The same interest may have led him to the acquisition of gilt leather panels, an extremely costly material, for the furnishing of rooms, particularly of those that served to receive guests. The inventory entries include "a room's worth of gilt leather" (in the room above the gate); "six large and five small pieces of gilt leather with figural decoration, serving as a wall covering" (in the small sitting room facing the street); "five large and three small pieces of gilt leather serving as a wall covering" (in the small downstairs room of the front house facing the courtyard). In three separate chests in the room off the groote Salette in the back house were found "a room and a half's worth of gilt leather, with a blue ground," "three pieces of old gilt leather," "about three rooms' worth of gilt leather, with a black ground," and "forty pieces, or two rooms' worth, of gilt leather, gold on gold with red borders, which go to the large downstairs room in the Front House."
This is an immense amount of a precious material that, in the beginning of the seventeenth century, must have held the appeal of a novelty in the Low Countries. Gilt leather, which was in fact made by applying silver, not gold, to a leather support, had first been produced in Spain, and in the sixteenth century the Spanish product was renowned all over Europe. After 1600, however, a slow decline set in, and new centers of production appeared in the Southern Netherlands, namely in Mechelen, Antwerp, Brussels and Ghent. Surviving examples of gilt leather from that early period are very rare, since the fashion for interiors decorated with gilt leather only fully developed in the later seventeenth and early eighteenth centuries, both in the Southern and the Northern Netherlands. The inventory does not indicate whether the gilt leather had been imported from Spain or produced in the North; however, we do know that the material acquired by Ximenez and Da Vega represented a range of different patterns, realized with gold on a blue or black ground, or even "gold on gold", with depictions of (allegorical?) figures or with ornamental decoration. It seems that they purchased, for a prestigious furnishing of the house, a range of different designs available at the period.
The fact that most of the gilt leather is described as stored in chests seems to indicate that the leaves were not mounted permanently on the walls, but rather put up for special occasions just as the tapestries. It may also be that the gilt leather had just been taken down in preparation for the sale of the estate.
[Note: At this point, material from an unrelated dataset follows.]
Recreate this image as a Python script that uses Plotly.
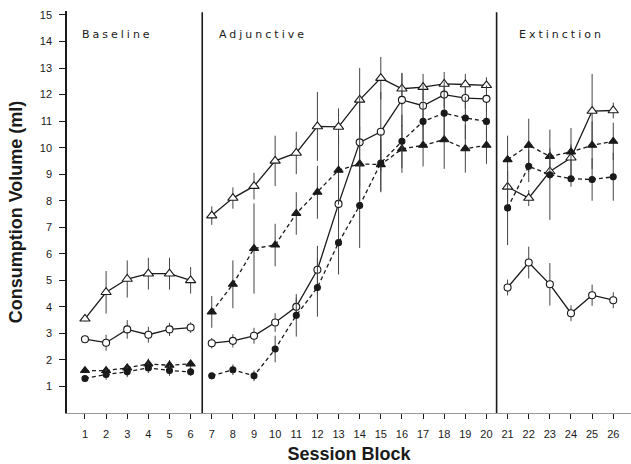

Possibly at least some of the material had been acquired only recently – we may perhaps assume that gilt leather held a particular interest for Ximenez as it could reflect both an Iberian tradition and a spirit of innovation in the Netherlands.
Literature
Delmarcel, Guy. Flemish Tapestry. London: Abrams, 2000. 191-194.
Franses, Simon, and David Franses. Giant Leaf Tapestries of the Renaissance. New York: Franses Gallery, 2005.
Koldeweij, Eloy F., ed. Bedeutende Goldledertapeten, 1550-1900. Essen: Kunsthandel Glass, 1998.
Thümmler, Sabine, and Caroline Eva Gerner, eds. Die Pracht der Goldledertapeten. Kassel: Deutsches Tapetenmuseum, 2006.